Hundreds of healthcare workers with Long Covid losing their jobs, union says


Several hundred healthcare workers have lost their jobs because they are suffering from Long Covid and have been on sick leave for two years, the FNV trade union federation said on Friday.

The figures come from a union survey of 518 healthcare workers who have been affected by Long Covid. Particularly at the start of the pandemic, appropriate protective clothing was not available for some workers.

“It’s a kick in the teeth for all the medical professionals who were on the front line, allowing the Netherlands to continue,” said Vice President Kitty Jong.

“Many healthcare workers isolated themselves from friends and family because they didn’t want to be a risk to their patients. In the end, most of them got infected at work. And as a thank you for doing a heroic task, they were fired.

The public health institute RIVM estimates that 238,000 healthcare workers have caught coronavirus and, according to the FNV, most of the Long Covid reports they have received come from people who work in nursing homes or as nurses in residence.

The FNV and the CNV trade union federation have for some time been asking the cabinet to set up a fund for care staff who have suffered financially after developing coronavirus during their work.

Permanent employees receive at least 70% of their salary for two years if they become unable to work due to health problems, although some employers increase this percentage to 100%. After two years, however, they can be made redundant and must then apply for invalidity benefit (WIA).

In some cases, it will be half their original salary, according to the FNV.
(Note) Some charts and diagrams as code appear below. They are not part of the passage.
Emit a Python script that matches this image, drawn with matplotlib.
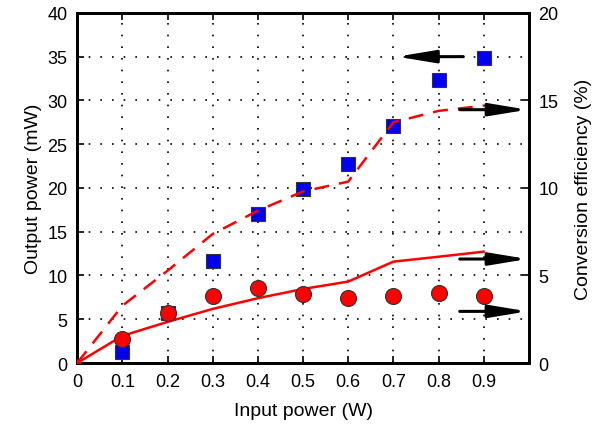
import matplotlib.pyplot as plt
import numpy as np

plt.rcParams['font.family'] = ['Liberation Sans', 'DejaVu Sans']

# 入力パワー (W)
x_pts = [0.1, 0.2, 0.3, 0.4, 0.5, 0.6, 0.7, 0.8, 0.9]
# 出力パワー (mW) - 青四角, 左軸
output_mw = [1.3, 5.7, 11.6, 17.0, 19.9, 22.7, 27.1, 32.3, 34.9]
# 変換効率 (%) - 赤丸, 右軸
eff_pts = [1.35, 2.86, 3.85, 4.27, 3.94, 3.72, 3.84, 3.98, 3.84]

# 線 (右軸)
x_line = [0, 0.1, 0.2, 0.3, 0.4, 0.5, 0.6, 0.7, 0.8, 0.9]
solid_line = [0, 1.55, 2.35, 3.09, 3.7, 4.23, 4.65, 5.79, 6.07, 6.36]
dashed_line = [0, 3.27, 5.27, 7.37, 8.7, 9.8, 10.36, 13.75, 14.4, 14.7]

fig = plt.figure(figsize=(6.03, 4.27), dpi=100)
ax1 = fig.add_axes([0.128, 0.1475, 0.749, 0.82])
ax2 = ax1.twinx()

ax1.set_xlim(0, 1.0)
ax1.set_ylim(0, 40)
ax2.set_ylim(0, 20)

ax1.set_xticks([0, 0.1, 0.2, 0.3, 0.4, 0.5, 0.6, 0.7, 0.8, 0.9])
ax1.set_xticklabels(['0', '0.1', '0.2', '0.3', '0.4', '0.5', '0.6', '0.7', '0.8', '0.9'])
ax1.set_yticks(range(0, 41, 5))
ax2.set_yticks([0, 5, 10, 15, 20])

ax1.grid(True, color='black', linestyle=(0, (1, 6)), linewidth=1.2)

# 線
ax2.plot(x_line, solid_line, color='red', linewidth=1.8, zorder=3)
ax2.plot(x_line, dashed_line, color='red', linewidth=1.8, dashes=(6, 4), zorder=3)

# マーカー
ax1.plot(x_pts, output_mw, 's', color='#0000ee', markersize=10.5,
         markeredgecolor='#333333', markeredgewidth=0.8, zorder=4)
ax2.plot(x_pts, eff_pts, 'o', color='#ff0000', markersize=11.5,
         markeredgecolor='#333333', markeredgewidth=0.8, zorder=4)
# 原点
ax2.plot([0], [0], 's', color='red', markersize=4, zorder=4)

# 矢印
arrow_kw = dict(arrowstyle='-|>,head_length=2.3,head_width=0.38', color='black',
                linewidth=2.2, shrinkA=0, shrinkB=0)
ax1.annotate('', xy=(0.708, 35), xytext=(0.855, 35), arrowprops=arrow_kw, zorder=5)
ax2.annotate('', xy=(0.997, 14.47), xytext=(0.847, 14.47), arrowprops=arrow_kw, zorder=5)
ax2.annotate('', xy=(0.997, 5.94), xytext=(0.847, 5.94), arrowprops=arrow_kw, zorder=5)
ax2.annotate('', xy=(0.997, 2.95), xytext=(0.847, 2.95), arrowprops=arrow_kw, zorder=5)

ax1.set_xlabel('Input power (W)', fontsize=14, labelpad=9)
ax1.set_ylabel('Output power (mW)', fontsize=14, labelpad=4)
ax2.set_ylabel('Conversion efficiency (%)', fontsize=14, labelpad=12)

for ax in (ax1, ax2):
    ax.tick_params(direction='in', length=5, width=1.2, labelsize=13, pad=7)
    for s in ax.spines.values():
        s.set_linewidth(2)
ax1.tick_params(top=True)

fig.savefig('out.png', dpi=100)
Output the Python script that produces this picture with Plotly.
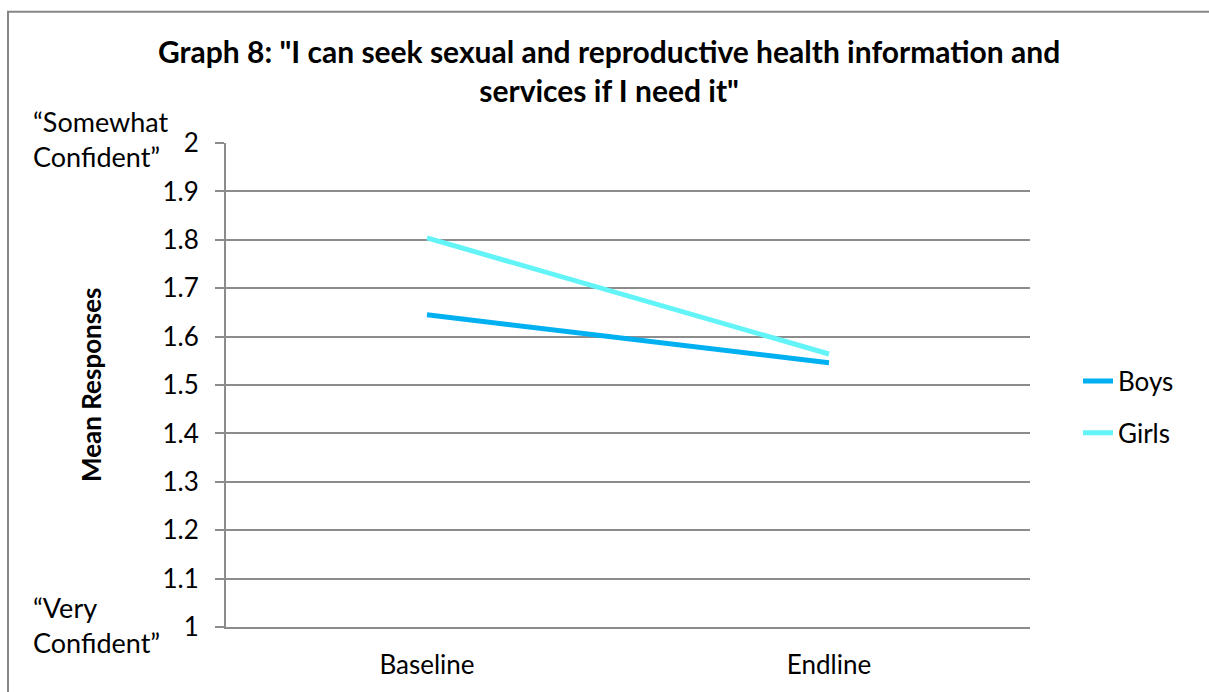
import plotly.graph_objects as go

# Survey waves and mean responses per group
categories = ["Baseline", "Endline"]
boys = [1.645, 1.546]
girls = [1.804, 1.564]
y_ticks = [1.0, 1.1, 1.2, 1.3, 1.4, 1.5, 1.6, 1.7, 1.8, 1.9, 2.0]
y_tick_labels = ["1", "1.1", "1.2", "1.3", "1.4", "1.5", "1.6", "1.7", "1.8", "1.9", "2"]

FONT = "Lato"
GRID = "#8c8c8c"
TXT = 26

W, H = 1209, 692
L, R, T, B = 226, 179, 143, 62
PW, PH = W - L - R, H - T - B


def px_x(px):
    return (px - L) / PW


def px_y(py):
    return (H - B - py) / PH


fig = go.Figure()
fig.add_trace(go.Scatter(x=categories, y=boys, mode="lines", name="Boys",
                         legendgroup="boys",
                         line=dict(color="#00B0F0", width=5)))
fig.add_trace(go.Scatter(x=categories, y=girls, mode="lines", name="Girls",
                         legendgroup="girls",
                         line=dict(color="#62F4F6", width=5)))

fig.update_layout(
    width=W, height=H,
    margin=dict(l=L, r=R, t=T, b=B),
    paper_bgcolor="white", plot_bgcolor="white",
    font=dict(family=FONT, color="black", size=TXT),
    showlegend=True,
    legend=dict(x=px_x(1078), y=px_y(359), xanchor="left", yanchor="top",
                font=dict(size=TXT, family=FONT), bgcolor="rgba(0,0,0,0)",
                traceorder="grouped", tracegroupgap=15),
    xaxis=dict(type="category", range=[-0.5, 1.5], showgrid=False,
               showline=True, linecolor=GRID, linewidth=2, ticks="",
               ticklabelstandoff=14,
               tickfont=dict(size=TXT, family=FONT), zeroline=False),
    yaxis=dict(range=[1, 2], tickvals=y_ticks, ticktext=y_tick_labels,
               showgrid=True, gridcolor=GRID, gridwidth=1.5,
               showline=True, linecolor=GRID, linewidth=2,
               ticks="outside", ticklen=9, tickcolor=GRID, tickwidth=1.5,
               ticklabelstandoff=11,
               tickfont=dict(size=TXT, family=FONT), zeroline=False),
)

# Title
fig.add_annotation(
    text="<b>Graph 8: \"I can seek sexual and reproductive health information and<br>services if I need it\"</b>",
    xref="paper", yref="paper", x=px_x(609), y=px_y(70), xanchor="center", yanchor="middle",
    showarrow=False, align="center", font=dict(size=30, family=FONT, color="black"))

# Y axis title
fig.add_annotation(text="<b>Mean Responses</b>", xref="paper", yref="paper",
                   x=px_x(91), y=0.5, xanchor="center", yanchor="middle",
                   textangle=-90, showarrow=False,
                   font=dict(size=TXT, family=FONT, color="black"))

# Scale anchors
fig.add_annotation(text="\u201cSomewhat<br>Confident\u201d", xref="paper", yref="paper",
                   x=px_x(31), y=px_y(139), xanchor="left", yanchor="middle",
                   showarrow=False, align="left",
                   font=dict(size=27, family=FONT, color="black"))
fig.add_annotation(text="\u201cVery<br>Confident\u201d", xref="paper", yref="paper",
                   x=px_x(31), y=px_y(628), xanchor="left", yanchor="middle",
                   showarrow=False, align="left",
                   font=dict(size=27, family=FONT, color="black"))

# Chart frame
fig.add_shape(type="rect", xref="paper", yref="paper",
              x0=px_x(8), x1=px_x(1240), y0=px_y(720), y1=px_y(11),
              line=dict(color="#878787", width=2), fillcolor="rgba(0,0,0,0)", layer="below")

fig.write_html("out.html")
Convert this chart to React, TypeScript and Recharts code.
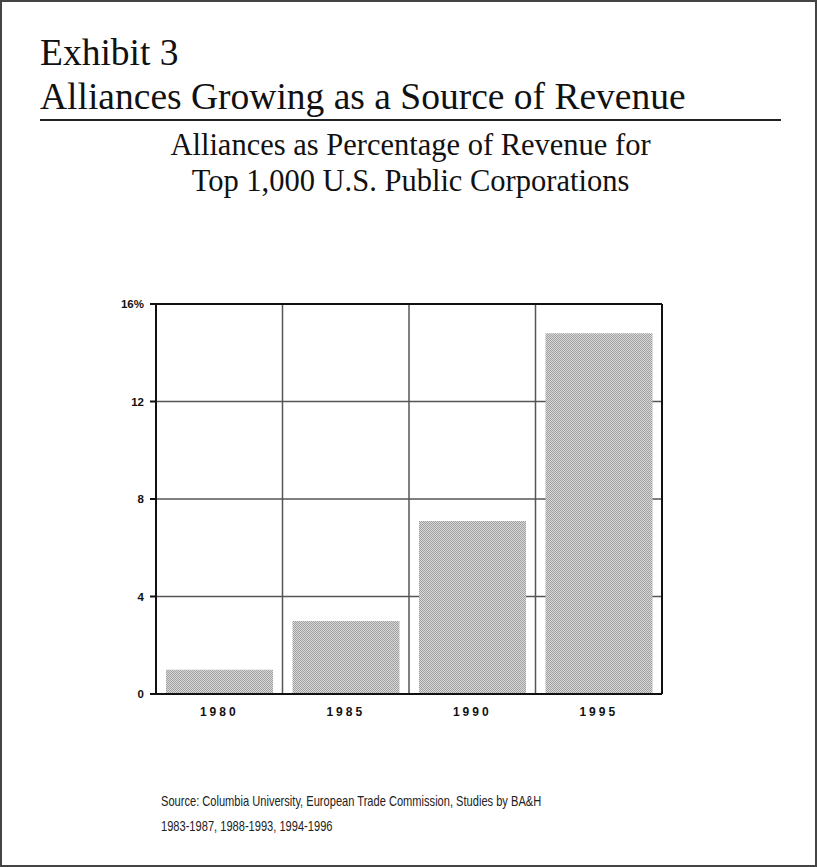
import { BarChart, Bar, XAxis, YAxis, CartesianGrid } from 'recharts';

const years = ['1980', '1985', '1990', '1995'];
const shares = [1.0, 3.0, 7.1, 14.8];
const yTicks = [0, 4, 8, 12, 16];

const data = years.map((year, i) => ({ year, share: shares[i] }));

const serif = '"Liberation Serif", "Times New Roman", serif';
const sans = '"Liberation Sans", Arial, sans-serif';

// category borders instead of centres for the vertical grid
const boundaryLines = ({ offset }: any) => {
  const n = years.length;
  const out: number[] = [];
  for (let i = 1; i < n; i++) out.push(offset.left + (offset.width * i) / n);
  return out;
};

const YTick = ({ x, y, payload }: any) => (
  <text x={x - 4} y={y} dy={4} textAnchor="end" fontFamily={sans} fontWeight={700} fontSize={11.5} fill="#111">
    {payload.value === 16 ? '16%' : payload.value}
  </text>
);

const XTick = ({ x, y, payload }: any) => (
  <text x={x} y={y} dy={14} textAnchor="middle" fontFamily={sans} fontWeight={700} fontSize={12}
    letterSpacing={3} fill="#111">
    {payload.value}
  </text>
);

export default function App() {
  return (
    <div style={{
      position: 'absolute', left: 0, top: 0, width: 817, height: 867,
      boxSizing: 'border-box', border: '2px solid #444', background: '#fff', overflow: 'hidden',
    }}>
      <svg width={0} height={0} style={{ position: 'absolute' }}>
        <defs>
          <pattern id="stipple" width={2} height={2} patternUnits="userSpaceOnUse">
            <rect width={2} height={2} fill="#d8d8d8" />
            <rect width={1} height={1} fill="#a0a0a0" />
            <rect x={1} y={1} width={1} height={1} fill="#a0a0a0" />
          </pattern>
        </defs>
      </svg>
      <div style={{ position: 'absolute', left: 38, top: 29, fontFamily: serif, fontSize: 37.5, lineHeight: '44px', color: '#111' }}>
        <div>Exhibit 3</div>
        <div>Alliances Growing as a Source of Revenue</div>
      </div>
      <div style={{ position: 'absolute', left: 38, top: 117, width: 741, height: 1.5, background: '#222' }} />
      <div style={{
        position: 'absolute', left: 0, width: 817, top: 125, textAlign: 'center',
        fontFamily: serif, fontSize: 30.5, lineHeight: '36px', color: '#111',
      }}>
        <div>Alliances as Percentage of Revenue for</div>
        <div>Top 1,000 U.S. Public Corporations</div>
      </div>
      <div style={{ position: 'absolute', left: -2, top: -2 }}>
        <BarChart
          width={817}
          height={867}
          data={data}
          margin={{ top: 303, right: 154, bottom: 143, left: 96 }}
          barCategoryGap={10}
        >
          <CartesianGrid
            stroke="#555"
            strokeWidth={1.5}
            verticalCoordinatesGenerator={boundaryLines}
          />
          <XAxis
            dataKey="year"
            height={30}
            axisLine={{ stroke: '#111', strokeWidth: 2 }}
            tickLine={false}
            tick={<XTick />}
          />
          <XAxis xAxisId="top" orientation="top" dataKey="year" height={1} tick={false} tickLine={false}
            axisLine={{ stroke: '#111', strokeWidth: 2 }} />
          <YAxis
            domain={[0, 16]}
            ticks={yTicks}
            width={60}
            interval={0}
            axisLine={{ stroke: '#111', strokeWidth: 2 }}
            tickLine={{ stroke: '#111', strokeWidth: 2 }}
            tickSize={6}
            tick={<YTick />}
          />
          <YAxis yAxisId="right" orientation="right" width={1} domain={[0, 16]} tick={false} tickLine={false}
            axisLine={{ stroke: '#111', strokeWidth: 2 }} />
          <Bar dataKey="share" fill="url(#stipple)" isAnimationActive={false} />
          <Bar dataKey="share" xAxisId="top" yAxisId="right" fill="none" legendType="none" isAnimationActive={false} />
        </BarChart>
      </div>
      <div style={{
        position: 'absolute', left: 159, top: 787, fontFamily: sans, fontSize: 14.5,
        lineHeight: '25px', color: '#222', whiteSpace: 'nowrap',
        transform: 'scaleX(0.765)', transformOrigin: 'left top',
      }}>
        <div>Source: Columbia University, European Trade Commission, Studies by BA&amp;H</div>
        <div>1983-1987, 1988-1993, 1994-1996</div>
      </div>
    </div>
  );
}
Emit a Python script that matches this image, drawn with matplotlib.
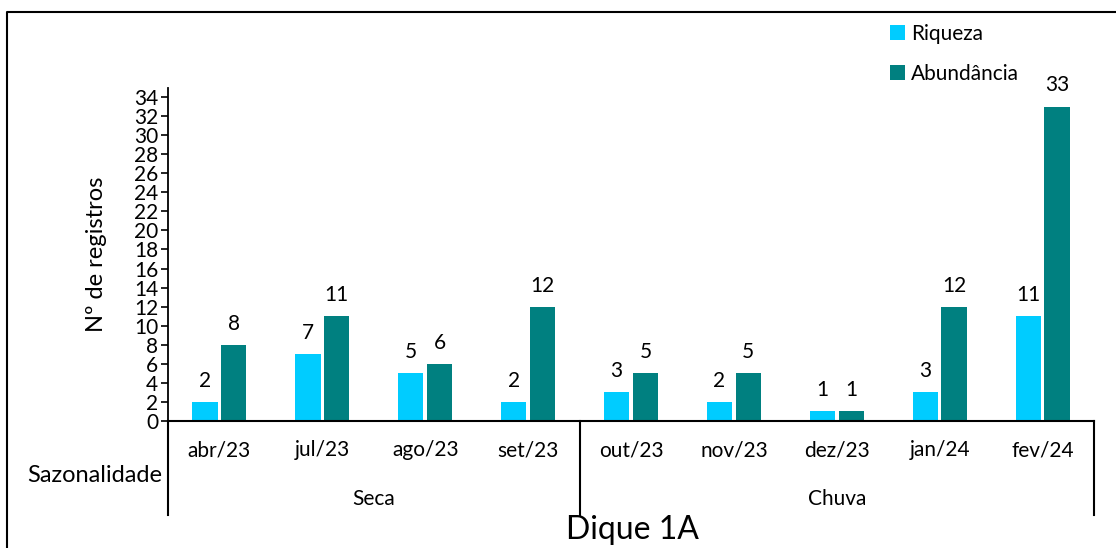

The government has set up a special temporary fund to help employers in the health sector retain staff beyond the two-year deadline, but this will not come into effect until June. That, says the FNV, is too late for many.

Moreover, the aid is only for six months.

The FNV wants the government to set up a permanent fund like those used to help people with other work-related disabilities, such as painters and people who have worked with asbestos.